### Written request:
Quote word for word the lines below, beginning with the first and ending with the one that has "(0,0) rectangle (1051,655);". Drop the pictures.

### Record excerpts:
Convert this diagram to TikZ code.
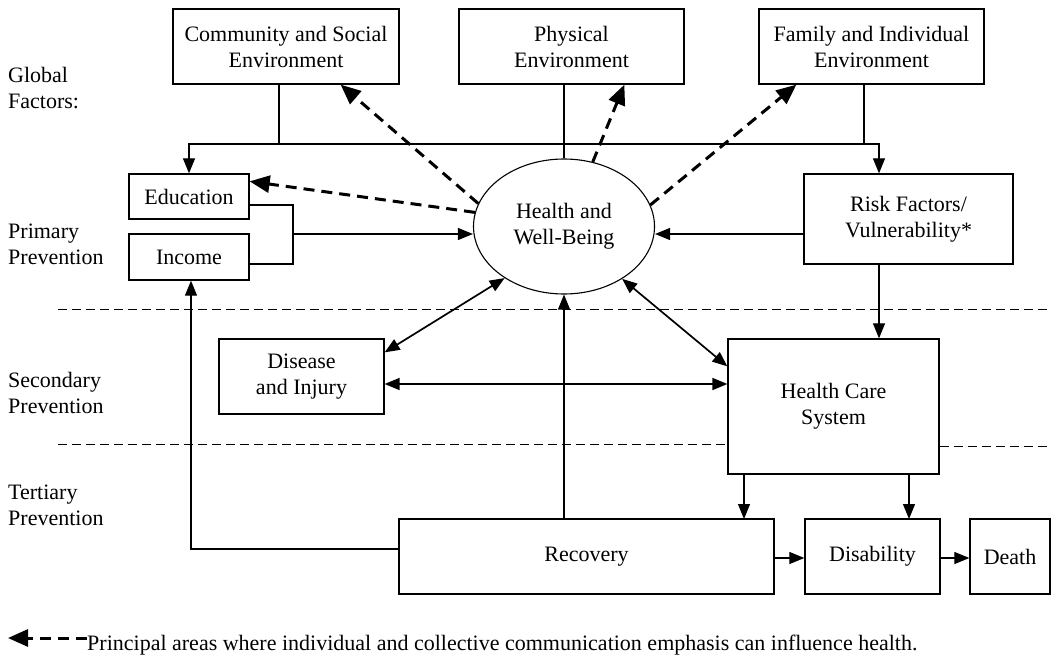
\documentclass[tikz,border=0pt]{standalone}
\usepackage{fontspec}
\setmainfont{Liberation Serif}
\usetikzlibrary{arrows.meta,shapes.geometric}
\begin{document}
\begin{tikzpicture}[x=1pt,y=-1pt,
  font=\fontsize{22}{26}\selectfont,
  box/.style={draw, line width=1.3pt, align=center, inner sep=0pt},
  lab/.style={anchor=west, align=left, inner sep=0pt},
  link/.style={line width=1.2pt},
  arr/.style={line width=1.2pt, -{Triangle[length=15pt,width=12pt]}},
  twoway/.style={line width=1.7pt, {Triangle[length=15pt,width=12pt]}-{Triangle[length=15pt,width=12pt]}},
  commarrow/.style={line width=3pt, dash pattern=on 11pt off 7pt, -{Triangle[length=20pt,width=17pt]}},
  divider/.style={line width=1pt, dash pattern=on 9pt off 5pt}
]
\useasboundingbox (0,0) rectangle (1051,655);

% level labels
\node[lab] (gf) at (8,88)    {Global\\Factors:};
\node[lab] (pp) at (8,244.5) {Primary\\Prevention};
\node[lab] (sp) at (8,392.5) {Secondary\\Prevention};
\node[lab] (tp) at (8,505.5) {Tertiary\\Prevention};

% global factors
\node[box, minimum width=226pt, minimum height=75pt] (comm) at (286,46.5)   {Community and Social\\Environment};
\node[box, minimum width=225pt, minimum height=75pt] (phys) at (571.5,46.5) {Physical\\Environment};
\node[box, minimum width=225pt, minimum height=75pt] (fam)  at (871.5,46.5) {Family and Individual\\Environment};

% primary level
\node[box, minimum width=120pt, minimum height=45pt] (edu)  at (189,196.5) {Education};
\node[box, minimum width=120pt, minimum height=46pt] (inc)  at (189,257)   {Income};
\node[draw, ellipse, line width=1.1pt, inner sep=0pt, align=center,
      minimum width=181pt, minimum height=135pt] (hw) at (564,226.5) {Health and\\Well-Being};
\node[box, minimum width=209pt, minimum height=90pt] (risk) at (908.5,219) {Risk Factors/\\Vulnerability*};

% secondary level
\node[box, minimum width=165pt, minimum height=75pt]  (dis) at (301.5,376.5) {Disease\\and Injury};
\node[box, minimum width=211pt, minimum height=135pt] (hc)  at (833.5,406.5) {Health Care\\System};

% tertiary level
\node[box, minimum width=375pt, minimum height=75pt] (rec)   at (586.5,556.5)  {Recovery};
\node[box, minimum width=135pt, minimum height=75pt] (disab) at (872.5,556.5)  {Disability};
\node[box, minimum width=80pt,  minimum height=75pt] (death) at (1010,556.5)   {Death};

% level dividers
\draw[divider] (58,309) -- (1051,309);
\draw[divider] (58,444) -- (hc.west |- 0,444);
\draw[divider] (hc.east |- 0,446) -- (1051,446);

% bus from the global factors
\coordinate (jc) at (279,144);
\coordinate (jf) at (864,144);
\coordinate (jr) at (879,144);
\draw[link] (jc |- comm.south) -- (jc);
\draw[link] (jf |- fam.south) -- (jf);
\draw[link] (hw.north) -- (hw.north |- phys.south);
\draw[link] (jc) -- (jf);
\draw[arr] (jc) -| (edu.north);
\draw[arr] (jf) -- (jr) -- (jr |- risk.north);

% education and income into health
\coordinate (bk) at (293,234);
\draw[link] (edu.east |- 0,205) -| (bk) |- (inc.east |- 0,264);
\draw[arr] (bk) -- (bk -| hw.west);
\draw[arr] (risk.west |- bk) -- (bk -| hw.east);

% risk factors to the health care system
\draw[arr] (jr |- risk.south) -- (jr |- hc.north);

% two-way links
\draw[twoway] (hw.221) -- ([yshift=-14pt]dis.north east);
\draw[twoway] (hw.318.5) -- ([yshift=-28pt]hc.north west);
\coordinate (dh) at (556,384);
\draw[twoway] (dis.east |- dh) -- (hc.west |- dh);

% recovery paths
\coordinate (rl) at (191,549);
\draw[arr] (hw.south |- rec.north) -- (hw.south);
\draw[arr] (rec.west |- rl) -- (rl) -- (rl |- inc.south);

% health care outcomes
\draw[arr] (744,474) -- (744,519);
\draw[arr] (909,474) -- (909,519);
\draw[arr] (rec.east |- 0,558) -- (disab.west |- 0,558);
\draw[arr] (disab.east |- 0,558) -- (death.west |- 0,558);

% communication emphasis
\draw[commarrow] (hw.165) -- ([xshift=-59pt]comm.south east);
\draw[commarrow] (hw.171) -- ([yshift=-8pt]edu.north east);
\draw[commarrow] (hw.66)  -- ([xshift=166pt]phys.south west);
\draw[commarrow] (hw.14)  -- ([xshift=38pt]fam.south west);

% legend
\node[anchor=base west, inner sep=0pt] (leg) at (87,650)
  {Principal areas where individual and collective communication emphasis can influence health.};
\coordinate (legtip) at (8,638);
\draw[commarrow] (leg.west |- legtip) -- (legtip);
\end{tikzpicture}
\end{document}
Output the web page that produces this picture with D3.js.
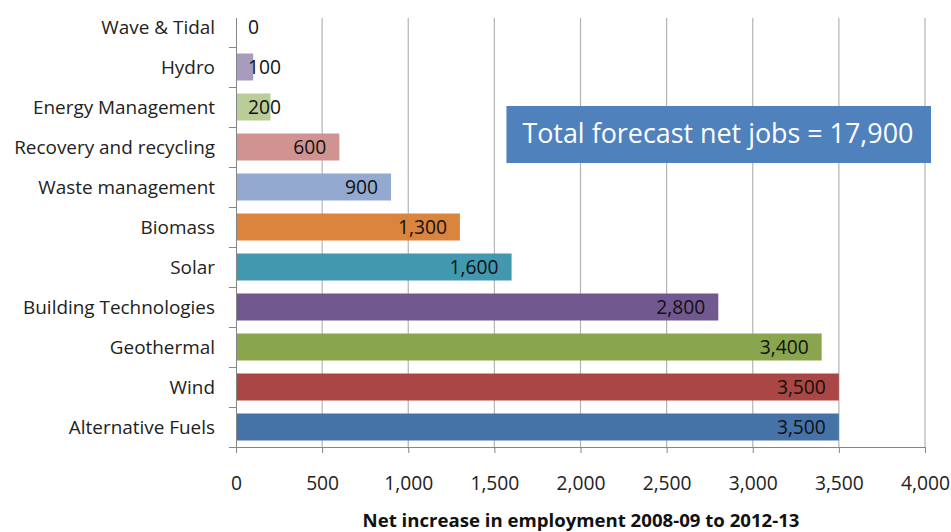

### Output of the task:
Convert this diagram to TikZ code.
\documentclass[tikz,border=0pt]{standalone}
\usepackage{fontspec}
\setmainfont{Liberation Serif}
\usetikzlibrary{arrows.meta,shapes.geometric}
\begin{document}
\begin{tikzpicture}[x=1pt,y=-1pt,
  font=\fontsize{22}{26}\selectfont,
  box/.style={draw, line width=1.3pt, align=center, inner sep=0pt},
  lab/.style={anchor=west, align=left, inner sep=0pt},
  link/.style={line width=1.2pt},
  arr/.style={line width=1.2pt, -{Triangle[length=15pt,width=12pt]}},
  twoway/.style={line width=1.7pt, {Triangle[length=15pt,width=12pt]}-{Triangle[length=15pt,width=12pt]}},
  commarrow/.style={line width=3pt, dash pattern=on 11pt off 7pt, -{Triangle[length=20pt,width=17pt]}},
  divider/.style={line width=1pt, dash pattern=on 9pt off 5pt}
]
\useasboundingbox (0,0) rectangle (1051,655);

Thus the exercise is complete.